Bachelors know more about women than married men, that's why they not married.

A pessimist is someone who complains about the noise when opportunity knocks.

My doctor gave me two weeks to live. I hope they're in August.

It's not the bullet that kills you, it's the hole.

My wife came home one day and said, "Look honey, I lost 15 pounds." I said, "If you look behind you, you'll find it."

Life is not a matter of holding good cards, but of playing a poor hand well.

Golf has more rules than any other game because golf has more cheaters than any other game.

If life deals you lemons, make lemonade; if it deals you tomatoes, make Bloody Marys.

Out of the mouths of babes does often come cereal.

We wanted a house that looked lived in, so we bought all our furniture from the YMCA.

If I can be of any help, you're in worse shape than I thought.

Sometimes I think that the only way you can get stupider is to get bigger.

99 percent of lawyers give the rest a bad name.

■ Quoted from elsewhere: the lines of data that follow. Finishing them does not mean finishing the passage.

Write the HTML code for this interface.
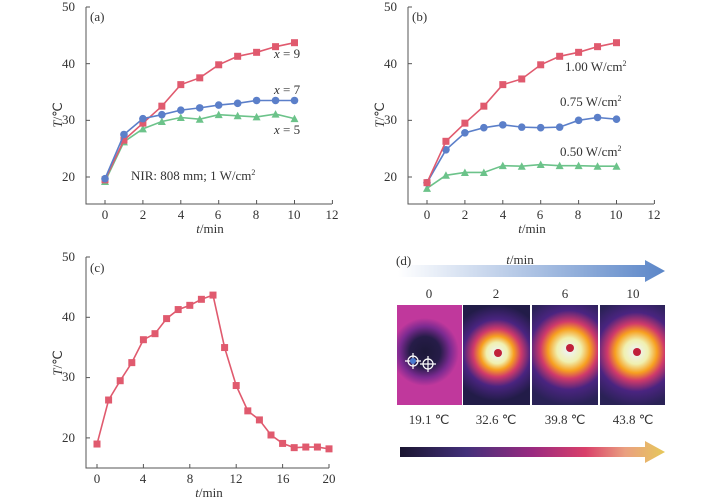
<!DOCTYPE html>
<html><head><meta charset="utf-8"><style>
body{margin:0;background:#fff}
svg{display:block;font-family:"Liberation Serif","Times New Roman",serif;}
text{font-size:13px;fill:#333}
</style></head><body>
<svg id="s" width="718" height="500" viewBox="0 0 718 500">
<defs>
<linearGradient id="ga" x1="0" x2="1"><stop offset="0" stop-color="#fff"/><stop offset="1" stop-color="#5b86c8"/></linearGradient>
<linearGradient id="gb" x1="0" x2="1"><stop offset="0" stop-color="#1a1530"/><stop offset="0.25" stop-color="#43307a"/><stop offset="0.5" stop-color="#9a2a80"/><stop offset="0.7" stop-color="#d9406a"/><stop offset="0.85" stop-color="#eaa080"/><stop offset="1" stop-color="#e6c85a"/></linearGradient>
<radialGradient id="h1" gradientUnits="userSpaceOnUse" cx="497" cy="353" r="48"><stop offset="0" stop-color="#eef4ff"/><stop offset="0.22" stop-color="#f0f0b0"/><stop offset="0.35" stop-color="#f7a020"/><stop offset="0.5" stop-color="#d03a6a"/><stop offset="0.7" stop-color="#4a2480"/><stop offset="1" stop-color="#221c48"/></radialGradient>
<radialGradient id="h2" gradientUnits="userSpaceOnUse" cx="569" cy="350" r="55"><stop offset="0" stop-color="#eef4ff"/><stop offset="0.22" stop-color="#f0f0b0"/><stop offset="0.38" stop-color="#f7a020"/><stop offset="0.52" stop-color="#d03a6a"/><stop offset="0.72" stop-color="#4a2480"/><stop offset="1" stop-color="#2a2256"/></radialGradient>
<radialGradient id="h3" gradientUnits="userSpaceOnUse" cx="636" cy="352" r="55"><stop offset="0" stop-color="#eef4ff"/><stop offset="0.22" stop-color="#f0f0b0"/><stop offset="0.38" stop-color="#f7a020"/><stop offset="0.52" stop-color="#d03a6a"/><stop offset="0.72" stop-color="#4a2480"/><stop offset="1" stop-color="#2a2256"/></radialGradient>
<radialGradient id="cold" gradientUnits="userSpaceOnUse" cx="425" cy="352" r="34"><stop offset="0" stop-color="#1c1838"/><stop offset="0.45" stop-color="#261c48"/><stop offset="0.75" stop-color="#7a2a90"/><stop offset="1" stop-color="#c0389c"/></radialGradient>
</defs>
<g id="axes" stroke="#555" stroke-width="1" fill="none">
<path d="M86 7V204H332"/>
<path d="M408 7V204H654"/>
<path d="M86 257V468H329"/>
</g>
<g id="ticks" stroke="#555" stroke-width="1"></g>
<g id="data"></g>
<text x="75" y="11" text-anchor="end">50</text>
<text x="75" y="68" text-anchor="end">40</text>
<text x="75" y="124" text-anchor="end">30</text>
<text x="75" y="181" text-anchor="end">20</text>
<g text-anchor="middle">
<text x="105" y="219">0</text><text x="143" y="219">2</text><text x="181" y="219">4</text><text x="218" y="219">6</text><text x="256" y="219">8</text><text x="294" y="219">10</text><text x="332" y="219">12</text>
<text x="210" y="233"><tspan font-style="italic">t</tspan>/min</text>
</g>
<text x="62" y="115" transform="rotate(-90 62 115)" text-anchor="middle"><tspan font-style="italic">T</tspan>/℃</text>
<text x="90" y="21">(a)</text>
<text x="274" y="58"><tspan font-style="italic">x</tspan> = 9</text>
<text x="274" y="94"><tspan font-style="italic">x</tspan> = 7</text>
<text x="274" y="134"><tspan font-style="italic">x</tspan> = 5</text>
<text x="131" y="180">NIR: 808 mm; 1 W/cm<tspan font-size="8" dy="-5">2</tspan></text>
<text x="397" y="11" text-anchor="end">50</text>
<text x="397" y="68" text-anchor="end">40</text>
<text x="397" y="124" text-anchor="end">30</text>
<text x="397" y="181" text-anchor="end">20</text>
<g text-anchor="middle">
<text x="427" y="219">0</text><text x="465" y="219">2</text><text x="503" y="219">4</text><text x="540" y="219">6</text><text x="578" y="219">8</text><text x="616" y="219">10</text><text x="654" y="219">12</text>
<text x="532" y="233"><tspan font-style="italic">t</tspan>/min</text>
</g>
<text x="384" y="115" transform="rotate(-90 384 115)" text-anchor="middle"><tspan font-style="italic">T</tspan>/℃</text>
<text x="412" y="21">(b)</text>
<text x="565" y="71">1.00 W/cm<tspan font-size="8" dy="-5">2</tspan></text>
<text x="560" y="106">0.75 W/cm<tspan font-size="8" dy="-5">2</tspan></text>
<text x="560" y="156">0.50 W/cm<tspan font-size="8" dy="-5">2</tspan></text>
<text x="75" y="261" text-anchor="end">50</text>
<text x="75" y="321" text-anchor="end">40</text>
<text x="75" y="381" text-anchor="end">30</text>
<text x="75" y="442" text-anchor="end">20</text>
<g text-anchor="middle">
<text x="97" y="483">0</text><text x="143" y="483">4</text><text x="190" y="483">8</text><text x="236" y="483">12</text><text x="283" y="483">16</text><text x="329" y="483">20</text>
<text x="209" y="497"><tspan font-style="italic">t</tspan>/min</text>
</g>
<text x="62" y="363" transform="rotate(-90 62 363)" text-anchor="middle"><tspan font-style="italic">T</tspan>/℃</text>
<text x="90" y="272">(c)</text>
<path d="M398 265H645V260L665 271L645 282V277H398Z" fill="url(#ga)"/>
<text x="396" y="265">(d)</text>
<text x="520" y="264" text-anchor="middle"><tspan font-style="italic">t</tspan>/min</text>
<g text-anchor="middle">
<text x="429" y="298">0</text><text x="496" y="298">2</text><text x="565" y="298">6</text><text x="633" y="298">10</text>
<text x="429" y="424">19.1 ℃</text><text x="496" y="424">32.6 ℃</text><text x="565" y="424">39.8 ℃</text><text x="633" y="424">43.8 ℃</text>
</g>
<rect x="397" y="305" width="65" height="100" fill="url(#cold)"/>
<rect x="463" y="305" width="67" height="100" fill="url(#h1)"/>
<rect x="532" y="305" width="66" height="100" fill="url(#h2)"/>
<rect x="600" y="305" width="65" height="100" fill="url(#h3)"/>
<g fill="none" stroke="#fff" stroke-width="1.2">
<circle cx="413" cy="361" r="5"/><circle cx="428" cy="364" r="5"/>
<path d="M405 361h16M413 353v16M420 364h16M428 356v16"/>
</g>
<circle cx="413" cy="361" r="3" fill="#4a7ad0"/>
<circle cx="498" cy="353" r="4" fill="#c0203a"/>
<circle cx="570" cy="348" r="4" fill="#c0203a"/>
<circle cx="637" cy="352" r="4" fill="#c0203a"/>
<path d="M400 447H645V441L665 452L645 463V457H400Z" fill="url(#gb)"/>
</svg>
<script>
var NS="http://www.w3.org/2000/svg",D=document.getElementById("data"),T=document.getElementById("ticks");
function el(n,a,p){var e=document.createElementNS(NS,n);for(var k in a)e.setAttribute(k,a[k]);(p||D).appendChild(e);return e;}
function series(ys,fx,fy,col,mk){var pts=ys.map(function(y,i){return [fx(i),fy(y)];});
el("polyline",{points:pts.map(function(p){return p.join(",")}).join(" "),fill:"none",stroke:col,"stroke-width":1.6});
pts.forEach(function(p){if(mk=="s")el("rect",{x:p[0]-3.5,y:p[1]-3.5,width:7,height:7,fill:col});
else if(mk=="c")el("circle",{cx:p[0],cy:p[1],r:3.8,fill:col});
else el("polygon",{points:(p[0]-4)+","+(p[1]+3.5)+" "+(p[0]+4)+","+(p[1]+3.5)+" "+p[0]+","+(p[1]-4),fill:col});});}
var R="#e05a6e",B="#5b7fc9",G="#6cc38a";
var ya=function(v){return 177-(v-20)*5.667;};
var xa=function(i){return 105+i*18.95;},xb=function(i){return 427+i*18.95;};
series([19.2,26.2,28.5,29.8,30.5,30.2,31,30.8,30.6,31.1,30.3],xa,ya,G,"t");
series([19.5,26.5,29.5,32.5,36.3,37.5,39.8,41.3,42,43,43.7],xa,ya,R,"s");
series([19.7,27.5,30.3,31,31.8,32.2,32.7,33,33.5,33.5,33.5],xa,ya,B,"c");
series([18,20.3,20.8,20.8,22,21.9,22.2,22,22,21.9,21.9],xb,ya,G,"t");
series([19,24.8,27.8,28.7,29.2,28.8,28.7,28.8,30,30.5,30.2],xb,ya,B,"c");
series([19,26.3,29.5,32.5,36.3,37.3,39.8,41.3,42,43,43.7],xb,ya,R,"s");
series([19,26.3,29.5,32.5,36.3,37.3,39.8,41.3,42,43,43.7,35,28.7,24.5,23,20.5,19.1,18.4,18.5,18.5,18.2],
 function(i){return 97+i*11.6;},function(v){return 438-(v-20)*6.03;},R,"s");
function tk(x1,y1,x2,y2){el("line",{x1:x1,y1:y1,x2:x2,y2:y2},T);}
[0,10,20,30].forEach(function(d){var y=7+d*5.667;tk(86,y,90,y);tk(408,y,412,y);});
for(var i=0;i<=6;i++){var x=105+i*37.9;tk(x,204,x,200);tk(x+322,204,x+322,200);}
[0,10,20,30].forEach(function(d){var y=257+d*6.03;tk(86,y,90,y);});
for(i=0;i<=5;i++){x=97+i*46.4;tk(x,468,x,464);}
</script>
</body></html>
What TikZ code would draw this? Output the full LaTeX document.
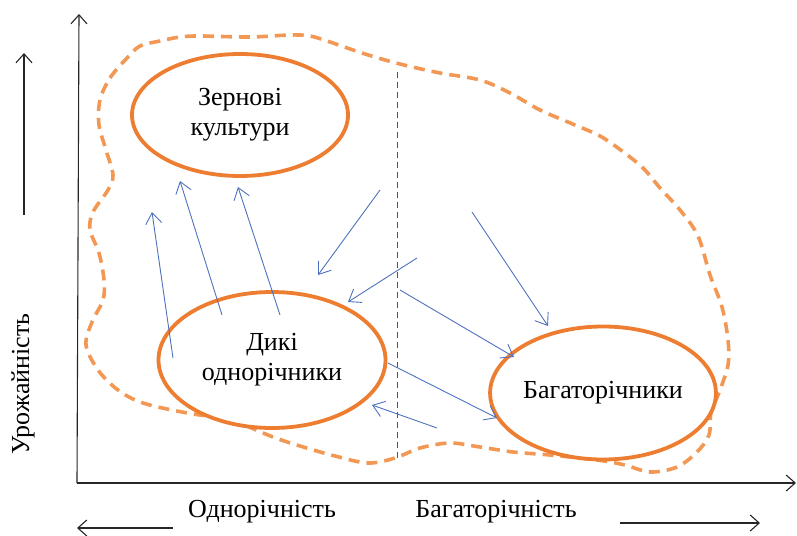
\documentclass[tikz,border=0pt]{standalone}
\usepackage{fontspec}
\setmainfont{Liberation Serif}
\usetikzlibrary{arrows.meta,shapes.geometric}
\definecolor{orsolid}{RGB}{237,125,49}
\definecolor{ordash}{RGB}{242,152,84}
\definecolor{arblue}{RGB}{79,114,189}
\definecolor{dashblue}{RGB}{68,84,120}
\tikzset{
  oval/.style={ellipse, draw=orsolid, line width=3.8pt, fill=white, align=center, inner sep=0pt, font=\fontsize{26}{30}\selectfont},
  bluearrow/.style={draw=arblue, line width=0.9pt, -{Straight Barb[length=11pt,width=16pt,line width=0.9pt]}},
  blackarrow/.style={draw=black!85, line width=1.1pt, -{Straight Barb[length=9pt,width=16pt,line width=1.1pt]}},
  lbl/.style={font=\fontsize{26}{30}\selectfont, inner sep=0pt},
}
\begin{document}
\begin{tikzpicture}[x=1pt,y=-1pt]
\useasboundingbox (0,0) rectangle (797,535);
% dashed boundary
\draw[ordash, line width=3.6pt, dash pattern=on 11pt off 7pt]
  plot[smooth cycle, tension=0.55] coordinates {
  (100,100) (110,78) (127,58) (140,46) (160,41) (180,37) (200,36) (250,37) (290,35) (310,36)
  (330,42) (365,54) (400,64) (440,73) (480,80) (510,93) (540,110) (575,125) (600,136)
  (622,151) (643,168) (660,188) (680,210) (698,236) (710,275) (722,307) (728,340) (728,365)
  (720,390) (711,413) (709,435) (697,452) (677,467) (650,472) (625,465) (597,460) (550,455)
  (513,452) (480,447) (450,443) (420,448) (395,458) (368,463) (335,456) (300,446) (273,437)
  (230,420) (187,413) (143,403) (118,390) (98,370) (86,345) (92,322) (103,300) (104,280)
  (99,253) (90,230) (93,212) (108,190) (113,175) (106,150) (99,125)};
% vertical dashed divider
\coordinate (dtop) at (397,72);
\coordinate (dbot) at (397,462);
\draw[dashblue, line width=0.8pt, dash pattern=on 6pt off 4pt] (dtop) -- (dbot);
% ellipses
\node[oval, minimum width=216pt, minimum height=122pt] (zern) at (240,115) {Зернові\\культури};
\node[oval, minimum width=227pt, minimum height=136pt] (dyki) at (272,360) {Дикі\\однорічники};
\node[oval, minimum width=209pt, minimum height=133pt] (bahat) at (603,393) {Багаторічники};
% blue arrows
\coordinate (g1) at (173,358); \coordinate (g2) at (152,212);
\coordinate (h1) at (222,315); \coordinate (h2) at (180,181);
\coordinate (i1) at (280,315); \coordinate (i2) at (238,187);
\coordinate (a1) at (380,190); \coordinate (a2) at (318,275);
\coordinate (b1) at (417,258); \coordinate (b2) at (348,302);
\coordinate (c1) at (400,290); \coordinate (c2) at (514,357);
\coordinate (d1) at (472,212); \coordinate (d2) at (548,326);
\coordinate (e1) at (388,363); \coordinate (e2) at (497,418);
\coordinate (f1) at (437,428); \coordinate (f2) at (372,405);
\foreach \p in {g,h,i,a,b,c,d,e,f} {\draw[bluearrow] (\p1) -- (\p2);}
% axes
\coordinate (corner) at (77,483);
\coordinate (ytop) at (79,14);
\coordinate (xend) at (796,483);
\draw[blackarrow] (corner) -- (ytop);
\draw[blackarrow] (corner) -- (xend);
% left arrow
\coordinate (ua) at (24,215); \coordinate (ub) at (24,53);
\draw[blackarrow] (ua) -- (ub);
\node[lbl, rotate=90] (uroz) at (23,384) {Урожайність};
% bottom labels and arrows
\node[lbl] (odn) at (262,512) {Однорічність};
\node[lbl] (bag) at (496,512) {Багаторічність};
\coordinate (la) at (173,528); \coordinate (lb) at (77,528);
\draw[blackarrow] (la) -- (lb);
\coordinate (ra) at (620,523); \coordinate (rb) at (760,523);
\draw[blackarrow] (ra) -- (rb);
\end{tikzpicture}
\end{document}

I tried to go see a pirate movie, but they wouldn't let me in. It was rated arrrrrr!

Never sleep with anyone crazier than yourself.

They say that love is the answer, but sex raises some pretty good questions.

Never knock on Death's door. Ring the bell and run, he hates that.

Last night our high school band played Beethoven. Beethoven lost, 12 to 7.

I no longer need to punish, deceive, or compromise myself, unless I want to stay employed.